Wednesday, February 25, 2009

The Rut

Well, I broke my own rules today and checked my emails. As I suspected, nothing from Vikki but the icy shoulder. I'm less hurt than I thought I'd be, but it's still upsetting. It's as if I never even existed to her. That I'm just someone she can leave behind to wallow in this rut I've made for myself. And it really is my own fault. I should never have pinned all my hopes to her and all my dreams. I guess it's me though. Every relationship I've ever had is intense. Every relationship I'll go to the ends of the earth for you. I know I'm mistaken now when I say I thought she'd do the same.

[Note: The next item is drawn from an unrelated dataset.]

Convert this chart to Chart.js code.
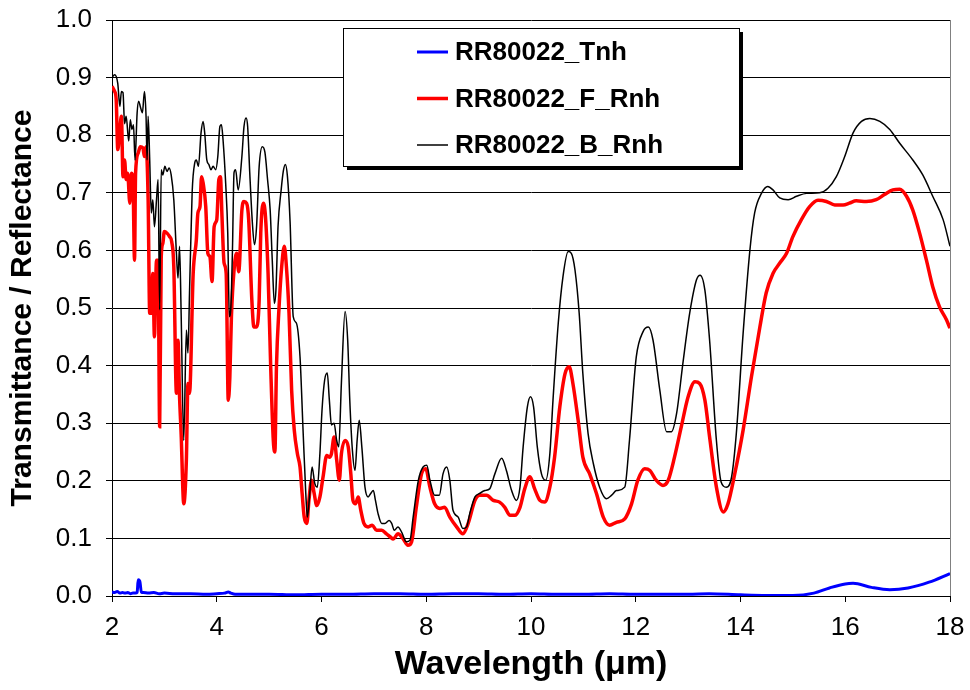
<!DOCTYPE html>
<html lang="en">
<head>
  <meta charset="UTF-8">
  <title>RR80022 spectra</title>
  <script src="https://cdn.jsdelivr.net/npm/chart.js"></script>
  <style>
    body { margin: 0; background: #fff; }
    canvas { display: block; }
  </style>
</head>
<body>
  <canvas id="spectra" width="970" height="690"></canvas>

  <script>
    // wavelength (um) / value pairs
    const tWave = [2.00,2.05,2.10,2.15,2.20,2.25,2.30,2.35,2.40,2.45,2.48,2.50,2.53,2.56,2.60,2.70,2.80,2.90,3.00,3.20,3.50,3.80,4.00,4.15,4.22,4.27,4.35,4.60,5.00,5.50,6.00,6.50,7.00,7.50,8.00,8.50,9.00,9.50,10.00,10.50,11.00,11.50,12.00,12.50,13.00,13.40,14.00,14.50,15.00,15.40,15.70,16.00,16.15,16.50,16.85,17.20,17.60,18.00];
    const tVal = [0.007,0.006,0.008,0.005,0.006,0.005,0.006,0.004,0.005,0.005,0.006,0.028,0.026,0.007,0.006,0.005,0.006,0.004,0.005,0.004,0.004,0.003,0.004,0.005,0.007,0.005,0.003,0.003,0.003,0.002,0.003,0.003,0.004,0.004,0.003,0.004,0.004,0.003,0.004,0.003,0.003,0.004,0.003,0.003,0.003,0.004,0.002,0.001,0.001,0.005,0.014,0.021,0.022,0.015,0.011,0.014,0.024,0.039];

    const fWave = [2.00,2.05,2.08,2.11,2.15,2.18,2.21,2.24,2.27,2.30,2.34,2.37,2.40,2.43,2.45,2.50,2.54,2.59,2.62,2.65,2.69,2.72,2.75,2.78,2.81,2.85,2.88,2.91,2.94,2.97,3.00,3.05,3.10,3.14,3.18,3.23,3.26,3.29,3.32,3.37,3.42,3.45,3.48,3.55,3.61,3.64,3.68,3.71,3.74,3.79,3.83,3.87,3.91,3.95,4.00,4.04,4.07,4.10,4.14,4.18,4.22,4.25,4.28,4.33,4.38,4.42,4.48,4.52,4.57,4.61,4.67,4.71,4.76,4.81,4.84,4.89,4.93,4.98,5.03,5.08,5.11,5.14,5.19,5.24,5.29,5.33,5.38,5.43,5.48,5.54,5.59,5.63,5.67,5.72,5.76,5.81,5.86,5.91,5.97,6.03,6.10,6.15,6.19,6.24,6.29,6.34,6.38,6.45,6.51,6.56,6.60,6.65,6.70,6.75,6.81,6.89,6.97,7.05,7.15,7.24,7.32,7.37,7.46,7.56,7.65,7.72,7.81,7.91,7.99,8.07,8.16,8.26,8.35,8.45,8.58,8.70,8.80,8.93,9.02,9.15,9.28,9.40,9.50,9.60,9.69,9.79,9.88,9.98,10.07,10.17,10.26,10.36,10.45,10.55,10.65,10.73,10.80,10.90,10.99,11.12,11.25,11.38,11.50,11.63,11.79,11.92,12.04,12.17,12.27,12.39,12.52,12.62,12.74,12.87,13.00,13.13,13.22,13.32,13.41,13.54,13.67,13.76,13.89,14.05,14.21,14.37,14.49,14.62,14.75,14.88,15.00,15.16,15.32,15.48,15.64,15.80,15.96,16.08,16.21,16.40,16.59,16.75,16.91,17.04,17.17,17.29,17.42,17.55,17.67,17.80,17.93,18.00];
    const fVal = [0.885,0.876,0.862,0.775,0.81,0.833,0.728,0.757,0.723,0.734,0.682,0.734,0.723,0.583,0.734,0.769,0.78,0.778,0.763,0.78,0.688,0.491,0.491,0.56,0.45,0.583,0.583,0.294,0.589,0.612,0.633,0.63,0.624,0.615,0.572,0.352,0.444,0.346,0.282,0.16,0.236,0.369,0.352,0.56,0.618,0.665,0.676,0.728,0.717,0.676,0.595,0.589,0.546,0.641,0.653,0.723,0.728,0.659,0.578,0.56,0.34,0.38,0.485,0.566,0.595,0.563,0.67,0.685,0.682,0.653,0.514,0.467,0.467,0.514,0.63,0.682,0.659,0.56,0.398,0.27,0.25,0.398,0.502,0.572,0.607,0.572,0.491,0.357,0.288,0.247,0.224,0.178,0.137,0.126,0.166,0.201,0.178,0.157,0.172,0.207,0.244,0.241,0.247,0.276,0.236,0.201,0.247,0.27,0.259,0.212,0.166,0.16,0.172,0.149,0.126,0.12,0.123,0.114,0.114,0.108,0.102,0.099,0.108,0.099,0.088,0.094,0.154,0.212,0.221,0.189,0.16,0.152,0.154,0.137,0.12,0.108,0.126,0.166,0.175,0.175,0.166,0.163,0.154,0.14,0.14,0.154,0.186,0.207,0.186,0.166,0.163,0.189,0.241,0.328,0.386,0.398,0.369,0.305,0.241,0.212,0.178,0.137,0.123,0.128,0.134,0.16,0.201,0.221,0.218,0.201,0.192,0.201,0.241,0.294,0.346,0.372,0.369,0.34,0.276,0.189,0.146,0.16,0.212,0.288,0.381,0.467,0.526,0.56,0.578,0.595,0.624,0.653,0.676,0.687,0.685,0.679,0.679,0.682,0.686,0.685,0.688,0.697,0.705,0.706,0.694,0.67,0.63,0.583,0.537,0.502,0.48,0.465];

    const bWave = [2.00,2.05,2.11,2.15,2.18,2.21,2.24,2.27,2.32,2.35,2.38,2.41,2.44,2.48,2.51,2.54,2.58,2.62,2.65,2.67,2.69,2.72,2.75,2.78,2.81,2.85,2.88,2.91,2.94,2.97,3.01,3.05,3.09,3.13,3.18,3.23,3.26,3.29,3.32,3.37,3.42,3.45,3.48,3.53,3.58,3.61,3.65,3.70,3.74,3.77,3.81,3.85,3.89,3.93,3.98,4.02,4.06,4.09,4.12,4.17,4.21,4.24,4.27,4.30,4.33,4.36,4.41,4.48,4.52,4.56,4.59,4.63,4.68,4.72,4.76,4.81,4.87,4.92,4.97,5.02,5.06,5.10,5.13,5.17,5.23,5.27,5.31,5.35,5.40,5.46,5.52,5.59,5.65,5.70,5.73,5.78,5.82,5.87,5.92,5.97,6.01,6.06,6.11,6.15,6.19,6.24,6.29,6.33,6.38,6.45,6.50,6.54,6.59,6.64,6.68,6.72,6.77,6.83,6.89,6.94,6.99,7.03,7.08,7.15,7.21,7.29,7.34,7.39,7.46,7.53,7.62,7.69,7.75,7.85,7.94,8.01,8.07,8.16,8.25,8.32,8.39,8.45,8.51,8.61,8.70,8.77,8.83,8.93,9.02,9.12,9.21,9.31,9.44,9.53,9.63,9.72,9.79,9.85,9.93,9.99,10.05,10.12,10.20,10.28,10.36,10.42,10.52,10.61,10.71,10.77,10.84,10.92,10.99,11.09,11.19,11.31,11.44,11.54,11.63,11.79,11.88,12.01,12.14,12.24,12.33,12.46,12.59,12.68,12.78,12.90,13.03,13.16,13.23,13.32,13.41,13.54,13.63,13.73,13.83,13.92,14.05,14.18,14.27,14.40,14.52,14.62,14.75,14.91,15.07,15.26,15.51,15.67,15.83,15.99,16.15,16.31,16.47,16.66,16.85,17.04,17.29,17.48,17.67,17.87,18.00];
    const bVal = [0.90,0.905,0.89,0.85,0.876,0.874,0.82,0.833,0.79,0.827,0.81,0.818,0.757,0.839,0.859,0.85,0.839,0.876,0.833,0.757,0.833,0.757,0.665,0.688,0.641,0.688,0.723,0.497,0.74,0.731,0.746,0.737,0.743,0.731,0.688,0.595,0.552,0.607,0.491,0.27,0.462,0.422,0.526,0.70,0.752,0.757,0.746,0.804,0.824,0.804,0.757,0.749,0.74,0.746,0.74,0.763,0.815,0.818,0.792,0.717,0.63,0.485,0.502,0.601,0.735,0.74,0.705,0.763,0.815,0.83,0.815,0.735,0.648,0.61,0.641,0.746,0.78,0.77,0.723,0.67,0.583,0.508,0.531,0.641,0.705,0.737,0.749,0.728,0.65,0.485,0.474,0.415,0.283,0.178,0.137,0.183,0.224,0.196,0.189,0.248,0.323,0.375,0.387,0.34,0.297,0.30,0.27,0.259,0.37,0.494,0.444,0.34,0.253,0.218,0.27,0.305,0.259,0.189,0.172,0.178,0.183,0.166,0.143,0.126,0.126,0.131,0.126,0.114,0.12,0.111,0.094,0.097,0.137,0.201,0.224,0.227,0.201,0.175,0.175,0.212,0.224,0.201,0.149,0.137,0.117,0.12,0.143,0.172,0.178,0.183,0.186,0.212,0.239,0.218,0.183,0.166,0.189,0.259,0.328,0.346,0.328,0.259,0.212,0.201,0.247,0.34,0.473,0.554,0.598,0.595,0.566,0.491,0.386,0.282,0.23,0.189,0.169,0.175,0.183,0.189,0.27,0.415,0.459,0.467,0.444,0.357,0.285,0.285,0.317,0.404,0.491,0.549,0.557,0.531,0.444,0.27,0.198,0.189,0.207,0.282,0.456,0.601,0.665,0.699,0.711,0.705,0.691,0.688,0.694,0.699,0.70,0.708,0.728,0.763,0.804,0.824,0.829,0.824,0.81,0.786,0.757,0.731,0.694,0.653,0.607];

    const xTicks = [2, 4, 6, 8, 10, 12, 14, 16, 18];
    const yTicks = [0, 0.1, 0.2, 0.3, 0.4, 0.5, 0.6, 0.7, 0.8, 0.9, 1.0];

    const FONT = "'Liberation Sans', Arial, sans-serif";

    function pairs(xs, ys) {
      return xs.map((x, i) => ({ x: x, y: ys[i] }));
    }

    // legend drawn as a framed box with a drop shadow, like the spreadsheet original
    const boxLegend = {
      id: 'boxLegend',
      afterDraw(chart) {
        const ctx = chart.ctx;
        const left = 343, top = 28, w = 396, h = 138;
        ctx.save();
        ctx.fillStyle = '#000';
        ctx.fillRect(left + 4, top + 4, w, h);
        ctx.fillStyle = '#fff';
        ctx.fillRect(left, top, w, h);
        ctx.strokeStyle = '#000';
        ctx.lineWidth = 1;
        ctx.strokeRect(left + 0.5, top + 0.5, w, h);
        ctx.font = 'bold 26px ' + FONT;
        ctx.textBaseline = 'middle';
        chart.data.datasets.forEach((ds, i) => {
          const y = 52 + i * 46.5;
          ctx.strokeStyle = ds.borderColor;
          ctx.lineWidth = ds.borderWidth;
          ctx.beginPath();
          ctx.moveTo(417, y);
          ctx.lineTo(448, y);
          ctx.stroke();
          ctx.fillStyle = '#000';
          ctx.fillText(ds.label, 455, y + 1);
        });
        ctx.restore();
      }
    };

    // grey frame line on the right of the plot area
    const rightFrame = {
      id: 'rightFrame',
      beforeDatasetsDraw(chart) {
        const a = chart.chartArea, ctx = chart.ctx;
        ctx.save();
        ctx.strokeStyle = '#808080';
        ctx.lineWidth = 1;
        ctx.beginPath();
        ctx.moveTo(Math.round(a.right) + 0.5, a.top);
        ctx.lineTo(Math.round(a.right) + 0.5, a.bottom);
        ctx.stroke();
        ctx.restore();
      }
    };

    new Chart(document.getElementById('spectra'), {
      type: 'line',
      data: {
        datasets: [
          { label: 'RR80022_Tnh', data: pairs(tWave, tVal), borderColor: '#0000ff', borderWidth: 3, order: 2 },
          { label: 'RR80022_F_Rnh', data: pairs(fWave, fVal), borderColor: '#ff0000', borderWidth: 3.5, order: 1 },
          { label: 'RR80022_B_Rnh', data: pairs(bWave, bVal), borderColor: '#000000', borderWidth: 1.5, order: 0 }
        ]
      },
      options: {
        responsive: false,
        animation: false,
        layout: { padding: { left: 0, top: 20, right: 20, bottom: 0 } },
        elements: {
          point: { radius: 0 },
          line: { cubicInterpolationMode: 'monotone', fill: false }
        },
        plugins: {
          legend: { display: false },
          tooltip: { enabled: false }
        },
        scales: {
          x: {
            type: 'linear',
            min: 2,
            max: 18,
            afterBuildTicks: (s) => { s.ticks = xTicks.map(v => ({ value: v })); },
            afterFit: (s) => { s.height = 94; s.paddingLeft = 0; s.paddingRight = 0; },
            grid: { drawOnChartArea: false, tickLength: 6, color: '#000' },
            border: { color: '#000', width: 1 },
            ticks: { color: '#000', font: { family: FONT, size: 26 }, padding: 10, maxRotation: 0 },
            title: {
              display: true,
              text: 'Wavelength (μm)',
              color: '#000',
              font: { family: FONT, size: 34, weight: 'bold' },
              padding: { top: 0, bottom: 5 }
            }
          },
          y: {
            min: 0,
            max: 1,
            afterBuildTicks: (s) => { s.ticks = yTicks.map(v => ({ value: v })); },
            afterFit: (s) => { s.width = 112; s.paddingTop = 0; s.paddingBottom = 0; },
            grid: { color: '#000', tickLength: 6 },
            border: { color: '#000', width: 1 },
            ticks: {
              color: '#000',
              font: { family: FONT, size: 26 },
              padding: 14,
              callback: (v) => Number(v).toFixed(1)
            },
            title: {
              display: true,
              text: 'Transmittance / Reflectance',
              color: '#000',
              font: { family: FONT, size: 30, weight: 'bold' },
              padding: { top: 5, bottom: 0 }
            }
          }
        }
      },
      plugins: [rightFrame, boxLegend]
    });
  </script>
</body>
</html>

I felt so lost today. I don't know what I'm doing with myself any more, or what my future holds. My art has dried up. Heck, I can't even bring myself to draw anything without the hurt tearing a hole in my heart.Vikki has left a huge chasm in my life and I am so furious at myself for letting myself wallow so. I know I should just be getting on with my life, but I can't seem to do it. I just can't seem to stop thinking about what we had and what's going to happen. About this hurt.

When I was with her, I was never like this. If she was on holiday or couldn't talk, I never worried. But now that we're not talking for good, I just can't get over it. I feel pathetic and useless. I've been a horrible person to live with lately and everything I enjoyed I no longer do. Some men may equate success with money, a job or a career. Me? I don't care much for those things. For love, I would give up the highest paying job to live on the streets. My success is a family and a happy wife. I really thought I could have that with Vikki. She made me feel like I was successful. Every time she'd say I was the best boyfriend ever or that she loved me, I'd feel this swelling joy in my heart that I have not felt since she has left.

I don't even know if I'm making sense or not, but reader, this is agony. This horrid, rancid rut with the decaying corpses of my past and future which I must sleep and live in is agony. Why can't I cope without her? I thought I was being brave and moving on like a good soldier. But now my thoughts are just jumbled and I dare not tell anyone for fear of the truth. The truth which I already know. The truth that I am one pathetic individual. Why would any girl want me?

The joy is just not there any more. Why am I relying on Vikki to be in control of my joy? I know it is wrong, but like a magnetic force, I can do nothing, it seems, to crawl out of this rut. Maybe I'm meant to die in here. Maybe it's justice.